Covid-positive Impala Canada employee dies

30th April 2020 By: Martin Creamer - Creamer Media Editor

Covid-positive Impala Canada employee dies

An ore pile at Impala Canada.

JOHANNESBURG (miningweekly.com) – An employee of Impala Canada has died after testing Covid-19 positive, Implats said on Thursday.

Twenty-five employees tested positive at Impala Canada’s Lac des Iles operation, resulting in the mine being closed and placed on care and maintenance.

The workforce quarantined for a two-week period from April 13, but regrettably, Implats stated in its quarterly report for the three months to March 31, the deceased employee passed away on April 23.

Although a state of emergency was declared in the North American country, work continued at Impala Canada’s Lac des Iles mine, as the Ontario provincial government had classified mining operations as essential business. During that time, South African mines were in lockdown.

Implats told Mining Weekly on Thursday that 19 of the 25 who had tested Covid-positive had since recovered.

The deceased employee – a resident of Thunder Bay – died while the majority of mine’s employees were in self-quarantine until April 27.

Mining Weekly Global on Wednesday quoted Impala Canada VP for corporate affairs and communications Erin Satterthwaite as saying: “This terrible sadness weighs heavily on all of us at LDI, as it does for people across the entire Thunder Bay region.
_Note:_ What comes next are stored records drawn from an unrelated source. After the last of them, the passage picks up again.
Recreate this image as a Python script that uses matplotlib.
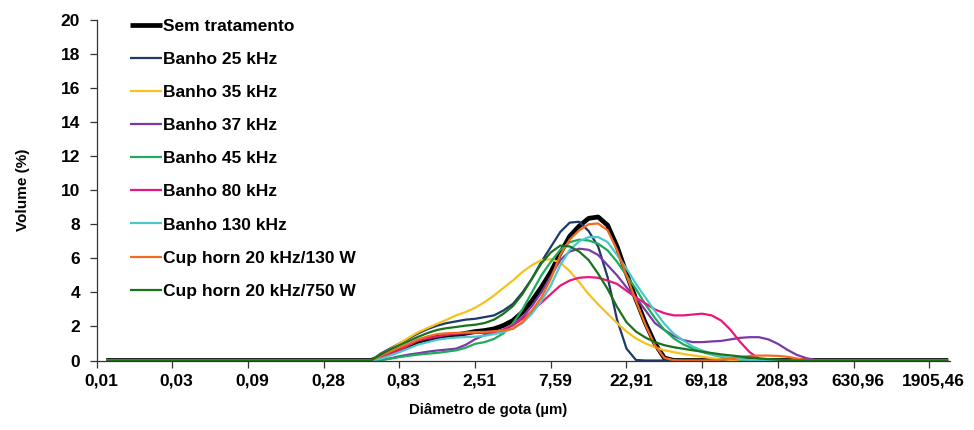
"""
Droplet size distribution (volume %) for the different sonication treatments.
"""

import numpy as np
import matplotlib
matplotlib.use("Agg")
import matplotlib.pyplot as plt

plt.rcParams["font.family"] = ["Liberation Sans", "DejaVu Sans"]
plt.rcParams["font.weight"] = "bold"

# size classes (category axis), a label every 8th class
N_CLASSES = 90
TICK_STEP = 8
tick_labels = ["0,01", "0,03", "0,09", "0,28", "0,83", "2,51", "7,59",
               "22,91", "69,18", "208,93", "630,96", "1905,46"]

# first class with volume > 0; every class before it is 0 %
START = 29

sem_tratamento = [0, 0.22, 0.42, 0.63, 0.85, 1.08, 1.25, 1.37, 1.43, 1.5,
                  1.6, 1.7, 1.76, 1.86, 2.06, 2.35, 2.84, 3.5, 4.3, 5.2,
                  6.3, 7.3, 7.9, 8.35, 8.43, 7.95, 6.7, 5.1, 3.6, 2.2,
                  1.0, 0.15, 0]
banho_25 = [0, 0.4, 0.7, 1.0, 1.3, 1.6, 1.85, 2.05, 2.2, 2.3,
            2.4, 2.45, 2.55, 2.65, 2.94, 3.33, 4.0, 4.8, 5.8, 6.67,
            7.55, 8.1, 8.15, 7.6, 6.7, 4.9, 2.4, 0.7, 0.03, 0]
banho_35 = [0, 0.35, 0.65, 1.0, 1.35, 1.67, 1.92, 2.16, 2.4, 2.65,
            2.85, 3.1, 3.43, 3.82, 4.27, 4.7, 5.2, 5.6, 5.9, 5.95,
            5.75, 5.25, 4.6, 3.9, 3.3, 2.75, 2.2, 1.7, 1.3, 1.0,
            0.78, 0.6, 0.49, 0.39, 0.3, 0.22, 0.14, 0.08, 0.03, 0]
banho_37 = [0, 0.03, 0.12, 0.25, 0.35, 0.43, 0.52, 0.59, 0.64, 0.7,
            0.92, 1.25, 1.5, 1.65, 1.82, 2.1, 2.55, 3.2, 4.0, 4.95,
            5.9, 6.4, 6.57, 6.5, 6.2, 5.6, 5.0, 4.3, 3.7, 2.95,
            2.2, 1.8, 1.45, 1.2, 1.08, 1.08, 1.12, 1.15, 1.24, 1.33,
            1.37, 1.37, 1.24, 0.98, 0.63, 0.33, 0.14, 0.03, 0]
banho_45 = [0, 0.03, 0.1, 0.2, 0.28, 0.35, 0.4, 0.45, 0.52, 0.6,
            0.75, 0.98, 1.08, 1.27, 1.6, 2.2, 3.0, 4.0, 5.0, 5.8,
            6.5, 6.95, 7.1, 7.05, 6.86, 6.47, 5.8, 5.0, 4.2, 3.3,
            2.5, 1.8, 1.3, 0.95, 0.7, 0.5, 0.35, 0.22, 0.12, 0.06,
            0.02, 0]
banho_80 = [0, 0.2, 0.39, 0.6, 0.9, 1.18, 1.3, 1.41, 1.5, 1.57,
            1.6, 1.62, 1.62, 1.67, 1.8, 2.06, 2.45, 2.9, 3.4, 3.9,
            4.4, 4.7, 4.86, 4.9, 4.86, 4.7, 4.5, 4.1, 3.7, 3.35,
            3.0, 2.78, 2.65, 2.65, 2.7, 2.75, 2.65, 2.35, 1.8, 1.1,
            0.5, 0.1, 0]
banho_130 = [0, 0.1, 0.29, 0.49, 0.72, 0.94, 1.08, 1.22, 1.3, 1.35,
             1.38, 1.4, 1.45, 1.55, 1.67, 1.9, 2.2, 2.75, 3.5, 4.4,
             5.6, 6.5, 7.0, 7.25, 7.25, 6.96, 6.2, 5.4, 4.5, 3.7,
             2.9, 2.16, 1.57, 1.18, 0.82, 0.59, 0.39, 0.25, 0.16, 0.08,
             0.03, 0]
cup_130w = [0, 0.28, 0.52, 0.75, 1.0, 1.25, 1.42, 1.55, 1.6, 1.62,
            1.65, 1.67, 1.68, 1.72, 1.76, 1.86, 2.25, 2.94, 3.7, 4.8,
            6.2, 7.1, 7.65, 8.0, 8.05, 7.65, 6.5, 5.0, 3.5, 2.1,
            0.9, 0.15, 0.02, 0, 0, 0, 0, 0.05, 0.12, 0.2,
            0.26, 0.29, 0.29, 0.27, 0.22, 0.12, 0.04, 0]
cup_750w = [0, 0.35, 0.65, 0.9, 1.15, 1.4, 1.62, 1.8, 1.9, 1.97,
            2.05, 2.1, 2.2, 2.4, 2.75, 3.2, 3.9, 4.8, 5.7, 6.35,
            6.75, 6.7, 6.4, 5.9, 5.1, 4.2, 3.15, 2.25, 1.7, 1.35,
            1.08, 0.9, 0.78, 0.69, 0.6, 0.52, 0.44, 0.36, 0.3, 0.24,
            0.18, 0.13, 0.08, 0.05, 0.02, 0]

series = [
    ("Sem tratamento", sem_tratamento, "#000000", 3.4),
    ("Banho 25 kHz", banho_25, "#1F3A6A", 1.6),
    ("Banho 35 kHz", banho_35, "#F7C21E", 1.6),
    ("Banho 37 kHz", banho_37, "#7A3AA6", 1.6),
    ("Banho 45 kHz", banho_45, "#1FAA5C", 1.6),
    ("Banho 80 kHz", banho_80, "#E6187A", 1.6),
    ("Banho 130 kHz", banho_130, "#4CC8CC", 1.6),
    ("Cup horn 20 kHz/130 W", cup_130w, "#F26B1F", 1.6),
    ("Cup horn 20 kHz/750 W", cup_750w, "#1A721A", 1.6),
]


def full_curve(segment):
    """Volume for every size class (zeros outside the measured segment)."""
    y = np.zeros(N_CLASSES)
    y[START - 1:START - 1 + len(segment)] = segment
    return y


def main():
    fig = plt.figure(figsize=(9.74, 4.30), dpi=100)
    ax = fig.add_axes([0.0993, 0.1616, 0.8761, 0.7919])

    x = np.arange(1, N_CLASSES + 1)
    for label, values, color, lw in series:
        ax.plot(x, full_curve(values), color=color, lw=lw, label=label,
                solid_joinstyle="round", solid_capstyle="butt")

    ax.set_xlim(0, N_CLASSES + 0.2)
    ax.set_ylim(0, 20)

    # tick marks on class boundaries, labels centred on the class
    tick_pos = np.arange(len(tick_labels)) * TICK_STEP
    ax.set_xticks(tick_pos)
    ax.set_xticklabels([])
    ax.set_xticks(tick_pos + 0.45, minor=True)
    ax.set_xticklabels(tick_labels, minor=True)
    ax.tick_params(axis="x", which="major", direction="out", length=5,
                   width=0.9, color="#333333")
    ax.tick_params(axis="x", which="minor", length=0, pad=9.5,
                   labelsize=12.5)
    ax.set_yticks(np.arange(0, 21, 2))
    ax.tick_params(axis="y", direction="out", length=5, width=0.9,
                   color="#333333", pad=7, labelsize=12.5)
    for lab in ax.get_xticklabels(minor=True) + ax.get_yticklabels():
        lab.set_fontweight("bold")

    for side in ("top", "right"):
        ax.spines[side].set_visible(False)
    for side in ("left", "bottom"):
        ax.spines[side].set_linewidth(0.9)
        ax.spines[side].set_color("#333333")

    ax.text(-0.0864, 0.5, "Volume (%)", rotation=90, ha="center",
            va="center", transform=ax.transAxes, fontsize=11,
            fontweight="bold")
    ax.text(0.4586, -0.145, "Diâmetro de gota (µm)", ha="center",
            va="center", transform=ax.transAxes, fontsize=10.8,
            fontweight="bold")

    ax.legend(loc="upper left", bbox_to_anchor=(0.039, 1.004),
              frameon=False, handlelength=1.84, handletextpad=0.05,
              labelspacing=1.035, borderaxespad=0, borderpad=0,
              prop={"size": 12.5, "weight": "bold"})

    fig.savefig("out.png", dpi=100)


if __name__ == "__main__":
    main()
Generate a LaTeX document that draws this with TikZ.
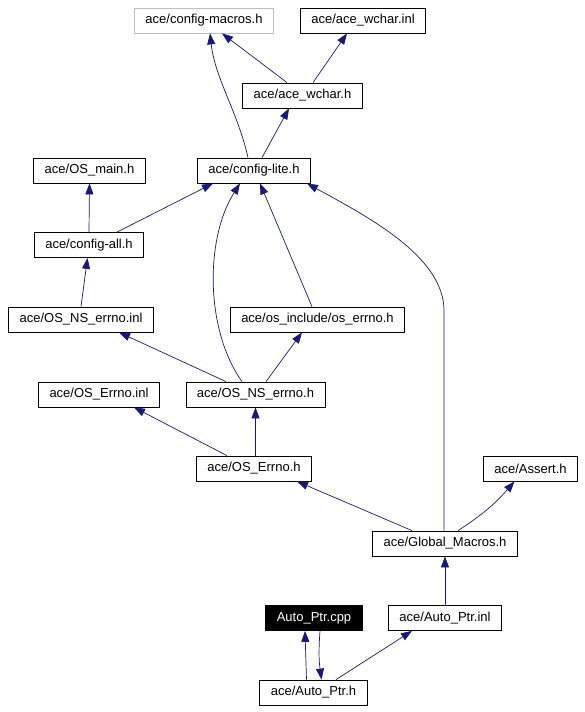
\documentclass[tikz,border=0pt]{standalone}
\usepackage{fontspec}
\setmainfont{Liberation Sans}
\usetikzlibrary{arrows.meta}
\usetikzlibrary{positioning}
\definecolor{edgeblue}{HTML}{191970}
\definecolor{missgray}{HTML}{BFBFBF}

\begin{document}
\begin{tikzpicture}[x=1pt,y=-1pt,
    file node/.style={rectangle,draw=black,line width=0.8pt,fill=white,inner xsep=11pt,
      minimum height=25pt,font=\fontsize{13}{15}\selectfont},
    miss node/.style={file node,draw=missgray},
    top node/.style={file node,fill=black,text=white},
    inc/.style={-{Triangle[length=11pt,width=8pt]},draw=edgeblue,line width=0.7pt}]
   \useasboundingbox (0,0) rectangle (584,712);
   % headers
   \node[miss node] (macros) at (204,20.5) {ace/config-macros.h};
   \node[file node] (wcharinl) at (363,20.5) {ace/ace\_wchar.inl};
   \node[file node] (wchar) at (302.5,95.5) {ace/ace\_wchar.h};
   \node[file node] (osmain) at (89.5,170.5) {ace/OS\_main.h};
   \node[file node] (lite) at (254,170.5) {ace/config-lite.h};
   \node[file node] (all) at (89,245) {ace/config-all.h};
   \node[file node] (nserrnoinl) at (81,319.5) {ace/OS\_NS\_errno.inl};
   \node[file node] (oserrno) at (317.5,319.5) {ace/os\_include/os\_errno.h};
   \node[file node] (errnoinl) at (99,394.5) {ace/OS\_Errno.inl};
   \node[file node] (nserrno) at (255.5,394.5) {ace/OS\_NS\_errno.h};
   \node[file node] (errno) at (254,468.5) {ace/OS\_Errno.h};
   \node[file node] (assert) at (530.5,468.5) {ace/Assert.h};
   \node[file node] (global) at (445,543.5) {ace/Global\_Macros.h};
   \node[top node] (cpp) at (314,618) {Auto\_Ptr.cpp};
   \node[file node] (inl) at (445,618) {ace/Auto\_Ptr.inl};
   \node[file node] (ptrh) at (313.5,692.5) {ace/Auto\_Ptr.h};
   % includes
   \draw[inc] ([xshift=-15.5pt]wchar.north) -- ([xshift=18pt]macros.south);
   \draw[inc] ([xshift=10.5pt]wchar.north) -- ([xshift=-16pt]wcharinl.south);
   \draw[inc] ([xshift=-6pt]lite.north) .. controls +(-10,-45) and +(5,45) .. ([xshift=6pt]macros.south);
   \draw[inc] ([xshift=8pt]lite.north) -- ([xshift=-13.5pt]wchar.south);
   \draw[inc] (all.north) -- (osmain.south);
   \draw[inc] ([xshift=28pt]all.north) -- ([xshift=-41pt]lite.south);
   \draw[inc] (nserrnoinl.north) -- ([xshift=-1.5pt]all.south);
   \draw[inc] ([xshift=-13.5pt]nserrno.north) .. controls +(-37,-52) and +(-35,55) .. ([xshift=-14pt]lite.south);
   \draw[inc] ([xshift=-5.5pt]oserrno.north) -- ([xshift=6pt]lite.south);
   \draw[inc] ([xshift=-1pt]global.north) -- ++(0,-220) .. controls +(0,-55) and +(58,32) .. ([xshift=53pt]lite.south);
   \draw[inc] ([xshift=-29.5pt]nserrno.north) -- ([xshift=38pt]nserrnoinl.south);
   \draw[inc] ([xshift=10.5pt]nserrno.north) -- ([xshift=-15.5pt]oserrno.south);
   \draw[inc] ([xshift=-27pt]errno.north) -- ([xshift=35pt]errnoinl.south);
   \draw[inc] ([xshift=1.5pt]errno.north) -- (nserrno.south);
   \draw[inc] ([xshift=-33pt]global.north) -- ([xshift=43pt]errno.south);
   \draw[inc] ([xshift=13pt]global.north) to[bend right=8] ([xshift=-16pt]assert.south);
   \draw[inc] (inl.north) -- (global.south);
   \draw[inc] ([xshift=-7pt]ptrh.north) -- ([xshift=-9pt]cpp.south);
   \draw[inc] ([xshift=6pt]cpp.south) to[bend right=6] ([xshift=8pt]ptrh.north);
   \draw[inc] ([xshift=22.5pt]ptrh.north) -- ([xshift=-33pt]inl.south);
\end{tikzpicture}
\end{document}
As we navigate the days ahead, we are once again reminded of the seriousness of this global pandemic.”

Implats said in its third-quarter report that employees were undergoing Covid-19 screening, thermo-scanning of skin temperature and, if necessary, core temperature screening, before entering their work areas.

Employees with risk indicators were isolated at dedicated areas at the operations and then transported to designated medical facilities for diagnosis and, if necessary, testing, quarantine and/or hospitalisation.

A key part of the strategy of the group, Implats said, had been to identify potentially vulnerable employees and to institute additional precautionary measures to increase protection.

This included the provision of vitamin and dietary supplements, flu vaccinations and critical medical screening.

In addition, employees had been provided with pre-packaged supplies of chronic medication for a period of six months to ensure high-risk employees did not need to visit hospitals or clinics during this time.

Suitable temporary company accommodation was also being availed to employees who might not be able to self-isolate or practise recommended physical distancing measures when not at work.

The acquisition of Impala Canada, which was concluded in December 2019, provided Implats with the 700-employee, round-the-clock mechanised Lac des Iles, which has no more than 200 people underground at any one time, compared with Implats’ 40 000-employee Southern African operations where thousands work in close proximity to one another in underground mines.

The nine-year-life Lac des Iles has measured and indicated mineral resources, inclusive of mineral reserves, of five-million ounces of palladium at a grade of 2.14 g/t, and proven and probable reserves of three-million ounces of palladium at a grade of 2.31 g/t. Platinum and gold, together with nickel and copper, are Lac des Iles' primary coproducts.

Implats’ large underground joint venture Mimosa mine, in Zimbabwe, also suffered a death in the period when Stephen Chizola was fatally injured in a fall-of-ground incident on March 24, but, to date, no Implats’ Southern Africa employees have died from the pandemic and nor have any employees tested Covid-positive.